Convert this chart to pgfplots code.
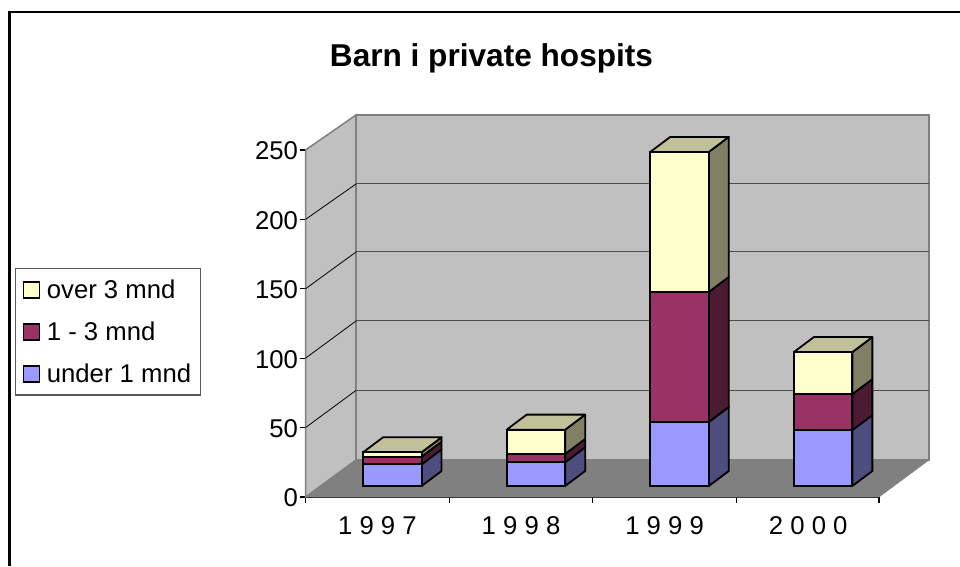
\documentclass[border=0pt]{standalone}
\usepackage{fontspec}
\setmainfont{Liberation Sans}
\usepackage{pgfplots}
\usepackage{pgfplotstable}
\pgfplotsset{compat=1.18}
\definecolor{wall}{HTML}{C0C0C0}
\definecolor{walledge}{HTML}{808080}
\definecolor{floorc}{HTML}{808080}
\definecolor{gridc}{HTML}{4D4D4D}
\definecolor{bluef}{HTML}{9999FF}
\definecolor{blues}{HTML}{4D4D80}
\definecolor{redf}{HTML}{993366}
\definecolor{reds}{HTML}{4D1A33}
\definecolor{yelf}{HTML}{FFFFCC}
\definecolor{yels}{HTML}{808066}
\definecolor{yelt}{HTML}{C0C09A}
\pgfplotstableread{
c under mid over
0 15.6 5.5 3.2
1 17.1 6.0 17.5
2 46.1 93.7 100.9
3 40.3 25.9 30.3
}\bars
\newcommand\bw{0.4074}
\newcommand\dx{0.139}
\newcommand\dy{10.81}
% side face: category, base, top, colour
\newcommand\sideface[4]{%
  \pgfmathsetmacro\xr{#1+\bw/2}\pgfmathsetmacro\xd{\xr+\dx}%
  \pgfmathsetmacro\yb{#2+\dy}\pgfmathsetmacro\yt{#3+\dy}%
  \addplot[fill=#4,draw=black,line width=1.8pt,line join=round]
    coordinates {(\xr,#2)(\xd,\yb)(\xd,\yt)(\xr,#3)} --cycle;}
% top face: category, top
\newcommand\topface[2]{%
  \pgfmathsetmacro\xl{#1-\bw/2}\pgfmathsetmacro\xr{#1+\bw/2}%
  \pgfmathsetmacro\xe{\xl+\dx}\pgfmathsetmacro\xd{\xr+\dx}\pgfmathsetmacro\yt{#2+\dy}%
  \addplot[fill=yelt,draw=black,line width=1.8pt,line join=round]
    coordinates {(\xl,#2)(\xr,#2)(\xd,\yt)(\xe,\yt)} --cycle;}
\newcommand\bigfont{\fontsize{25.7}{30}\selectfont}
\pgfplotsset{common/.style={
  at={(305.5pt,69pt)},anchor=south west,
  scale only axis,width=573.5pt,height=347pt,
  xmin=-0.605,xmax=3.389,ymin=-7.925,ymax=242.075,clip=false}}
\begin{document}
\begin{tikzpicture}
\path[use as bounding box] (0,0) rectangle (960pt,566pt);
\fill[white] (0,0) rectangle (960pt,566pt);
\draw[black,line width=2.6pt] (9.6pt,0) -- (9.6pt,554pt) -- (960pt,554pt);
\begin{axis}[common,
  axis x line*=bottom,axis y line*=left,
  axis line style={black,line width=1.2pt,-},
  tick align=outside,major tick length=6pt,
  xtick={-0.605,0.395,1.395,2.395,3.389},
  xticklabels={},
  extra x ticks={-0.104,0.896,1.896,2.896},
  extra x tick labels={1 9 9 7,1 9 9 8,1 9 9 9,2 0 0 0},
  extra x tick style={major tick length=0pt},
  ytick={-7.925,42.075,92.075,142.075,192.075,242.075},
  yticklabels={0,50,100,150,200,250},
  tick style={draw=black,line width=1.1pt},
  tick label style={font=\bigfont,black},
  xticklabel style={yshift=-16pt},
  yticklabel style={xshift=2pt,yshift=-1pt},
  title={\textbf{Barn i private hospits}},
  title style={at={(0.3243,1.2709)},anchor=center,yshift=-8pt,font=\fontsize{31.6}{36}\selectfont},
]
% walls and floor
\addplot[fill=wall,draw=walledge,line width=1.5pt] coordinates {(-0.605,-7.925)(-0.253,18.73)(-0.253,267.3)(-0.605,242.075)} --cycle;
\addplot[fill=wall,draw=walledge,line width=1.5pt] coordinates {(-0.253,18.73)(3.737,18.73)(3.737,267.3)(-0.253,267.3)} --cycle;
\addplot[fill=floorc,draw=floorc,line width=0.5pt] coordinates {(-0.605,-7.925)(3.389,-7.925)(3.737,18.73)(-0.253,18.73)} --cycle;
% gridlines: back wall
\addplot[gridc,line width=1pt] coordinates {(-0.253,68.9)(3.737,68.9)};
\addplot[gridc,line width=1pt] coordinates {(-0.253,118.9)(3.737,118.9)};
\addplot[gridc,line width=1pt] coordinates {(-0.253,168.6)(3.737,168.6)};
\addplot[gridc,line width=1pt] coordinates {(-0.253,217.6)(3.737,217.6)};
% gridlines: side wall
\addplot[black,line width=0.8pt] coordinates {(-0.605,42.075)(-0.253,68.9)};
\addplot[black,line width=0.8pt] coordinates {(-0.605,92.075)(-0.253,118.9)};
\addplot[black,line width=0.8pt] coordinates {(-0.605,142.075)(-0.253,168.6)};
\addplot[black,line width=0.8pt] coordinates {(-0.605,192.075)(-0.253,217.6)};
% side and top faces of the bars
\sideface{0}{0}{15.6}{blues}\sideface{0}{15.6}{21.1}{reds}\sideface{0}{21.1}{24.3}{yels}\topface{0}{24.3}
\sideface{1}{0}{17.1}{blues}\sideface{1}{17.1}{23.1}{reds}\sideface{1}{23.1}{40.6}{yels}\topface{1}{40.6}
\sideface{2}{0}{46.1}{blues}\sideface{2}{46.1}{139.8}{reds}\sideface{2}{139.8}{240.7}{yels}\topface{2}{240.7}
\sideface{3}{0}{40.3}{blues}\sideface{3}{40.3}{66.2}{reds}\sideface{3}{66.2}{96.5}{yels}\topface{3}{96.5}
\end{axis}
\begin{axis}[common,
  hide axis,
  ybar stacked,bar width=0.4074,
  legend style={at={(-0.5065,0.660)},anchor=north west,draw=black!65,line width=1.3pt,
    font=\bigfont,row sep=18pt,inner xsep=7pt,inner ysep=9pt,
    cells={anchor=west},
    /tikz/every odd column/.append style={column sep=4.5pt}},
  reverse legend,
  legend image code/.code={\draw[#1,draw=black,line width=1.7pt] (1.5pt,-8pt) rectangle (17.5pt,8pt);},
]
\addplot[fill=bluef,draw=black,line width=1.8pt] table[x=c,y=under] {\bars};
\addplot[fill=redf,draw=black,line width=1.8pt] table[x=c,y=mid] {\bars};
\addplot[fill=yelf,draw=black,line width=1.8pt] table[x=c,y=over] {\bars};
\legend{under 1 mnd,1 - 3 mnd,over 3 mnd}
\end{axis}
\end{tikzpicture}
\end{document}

▸ What is asked
Return to the listing above and set it down exactly, leaving out its pictures.

▸ Exercise response
Convert this chart to pgfplots code.
\documentclass[border=0pt]{standalone}
\usepackage{fontspec}
\setmainfont{Liberation Sans}
\usepackage{pgfplots}
\usepackage{pgfplotstable}
\pgfplotsset{compat=1.18}
\definecolor{wall}{HTML}{C0C0C0}
\definecolor{walledge}{HTML}{808080}
\definecolor{floorc}{HTML}{808080}
\definecolor{gridc}{HTML}{4D4D4D}
\definecolor{bluef}{HTML}{9999FF}
\definecolor{blues}{HTML}{4D4D80}
\definecolor{redf}{HTML}{993366}
\definecolor{reds}{HTML}{4D1A33}
\definecolor{yelf}{HTML}{FFFFCC}
\definecolor{yels}{HTML}{808066}
\definecolor{yelt}{HTML}{C0C09A}
\pgfplotstableread{
c under mid over
0 15.6 5.5 3.2
1 17.1 6.0 17.5
2 46.1 93.7 100.9
3 40.3 25.9 30.3
}\bars
\newcommand\bw{0.4074}
\newcommand\dx{0.139}
\newcommand\dy{10.81}
% side face: category, base, top, colour
\newcommand\sideface[4]{%
  \pgfmathsetmacro\xr{#1+\bw/2}\pgfmathsetmacro\xd{\xr+\dx}%
  \pgfmathsetmacro\yb{#2+\dy}\pgfmathsetmacro\yt{#3+\dy}%
  \addplot[fill=#4,draw=black,line width=1.8pt,line join=round]
    coordinates {(\xr,#2)(\xd,\yb)(\xd,\yt)(\xr,#3)} --cycle;}
% top face: category, top
\newcommand\topface[2]{%
  \pgfmathsetmacro\xl{#1-\bw/2}\pgfmathsetmacro\xr{#1+\bw/2}%
  \pgfmathsetmacro\xe{\xl+\dx}\pgfmathsetmacro\xd{\xr+\dx}\pgfmathsetmacro\yt{#2+\dy}%
  \addplot[fill=yelt,draw=black,line width=1.8pt,line join=round]
    coordinates {(\xl,#2)(\xr,#2)(\xd,\yt)(\xe,\yt)} --cycle;}
\newcommand\bigfont{\fontsize{25.7}{30}\selectfont}
\pgfplotsset{common/.style={
  at={(305.5pt,69pt)},anchor=south west,
  scale only axis,width=573.5pt,height=347pt,
  xmin=-0.605,xmax=3.389,ymin=-7.925,ymax=242.075,clip=false}}
\begin{document}
\begin{tikzpicture}
\path[use as bounding box] (0,0) rectangle (960pt,566pt);
\fill[white] (0,0) rectangle (960pt,566pt);
\draw[black,line width=2.6pt] (9.6pt,0) -- (9.6pt,554pt) -- (960pt,554pt);
\begin{axis}[common,
  axis x line*=bottom,axis y line*=left,
  axis line style={black,line width=1.2pt,-},
  tick align=outside,major tick length=6pt,
  xtick={-0.605,0.395,1.395,2.395,3.389},
  xticklabels={},
  extra x ticks={-0.104,0.896,1.896,2.896},
  extra x tick labels={1 9 9 7,1 9 9 8,1 9 9 9,2 0 0 0},
  extra x tick style={major tick length=0pt},
  ytick={-7.925,42.075,92.075,142.075,192.075,242.075},
  yticklabels={0,50,100,150,200,250},
  tick style={draw=black,line width=1.1pt},
  tick label style={font=\bigfont,black},
  xticklabel style={yshift=-16pt},
  yticklabel style={xshift=2pt,yshift=-1pt},
  title={\textbf{Barn i private hospits}},
  title style={at={(0.3243,1.2709)},anchor=center,yshift=-8pt,font=\fontsize{31.6}{36}\selectfont},
]
% walls and floor
\addplot[fill=wall,draw=walledge,line width=1.5pt] coordinates {(-0.605,-7.925)(-0.253,18.73)(-0.253,267.3)(-0.605,242.075)} --cycle;
\addplot[fill=wall,draw=walledge,line width=1.5pt] coordinates {(-0.253,18.73)(3.737,18.73)(3.737,267.3)(-0.253,267.3)} --cycle;
\addplot[fill=floorc,draw=floorc,line width=0.5pt] coordinates {(-0.605,-7.925)(3.389,-7.925)(3.737,18.73)(-0.253,18.73)} --cycle;
% gridlines: back wall
\addplot[gridc,line width=1pt] coordinates {(-0.253,68.9)(3.737,68.9)};
\addplot[gridc,line width=1pt] coordinates {(-0.253,118.9)(3.737,118.9)};
\addplot[gridc,line width=1pt] coordinates {(-0.253,168.6)(3.737,168.6)};
\addplot[gridc,line width=1pt] coordinates {(-0.253,217.6)(3.737,217.6)};
% gridlines: side wall
\addplot[black,line width=0.8pt] coordinates {(-0.605,42.075)(-0.253,68.9)};
\addplot[black,line width=0.8pt] coordinates {(-0.605,92.075)(-0.253,118.9)};
\addplot[black,line width=0.8pt] coordinates {(-0.605,142.075)(-0.253,168.6)};
\addplot[black,line width=0.8pt] coordinates {(-0.605,192.075)(-0.253,217.6)};
% side and top faces of the bars
\sideface{0}{0}{15.6}{blues}\sideface{0}{15.6}{21.1}{reds}\sideface{0}{21.1}{24.3}{yels}\topface{0}{24.3}
\sideface{1}{0}{17.1}{blues}\sideface{1}{17.1}{23.1}{reds}\sideface{1}{23.1}{40.6}{yels}\topface{1}{40.6}
\sideface{2}{0}{46.1}{blues}\sideface{2}{46.1}{139.8}{reds}\sideface{2}{139.8}{240.7}{yels}\topface{2}{240.7}
\sideface{3}{0}{40.3}{blues}\sideface{3}{40.3}{66.2}{reds}\sideface{3}{66.2}{96.5}{yels}\topface{3}{96.5}
\end{axis}
\begin{axis}[common,
  hide axis,
  ybar stacked,bar width=0.4074,
  legend style={at={(-0.5065,0.660)},anchor=north west,draw=black!65,line width=1.3pt,
    font=\bigfont,row sep=18pt,inner xsep=7pt,inner ysep=9pt,
    cells={anchor=west},
    /tikz/every odd column/.append style={column sep=4.5pt}},
  reverse legend,
  legend image code/.code={\draw[#1,draw=black,line width=1.7pt] (1.5pt,-8pt) rectangle (17.5pt,8pt);},
]
\addplot[fill=bluef,draw=black,line width=1.8pt] table[x=c,y=under] {\bars};
\addplot[fill=redf,draw=black,line width=1.8pt] table[x=c,y=mid] {\bars};
\addplot[fill=yelf,draw=black,line width=1.8pt] table[x=c,y=over] {\bars};
\legend{under 1 mnd,1 - 3 mnd,over 3 mnd}
\end{axis}
\end{tikzpicture}
\end{document}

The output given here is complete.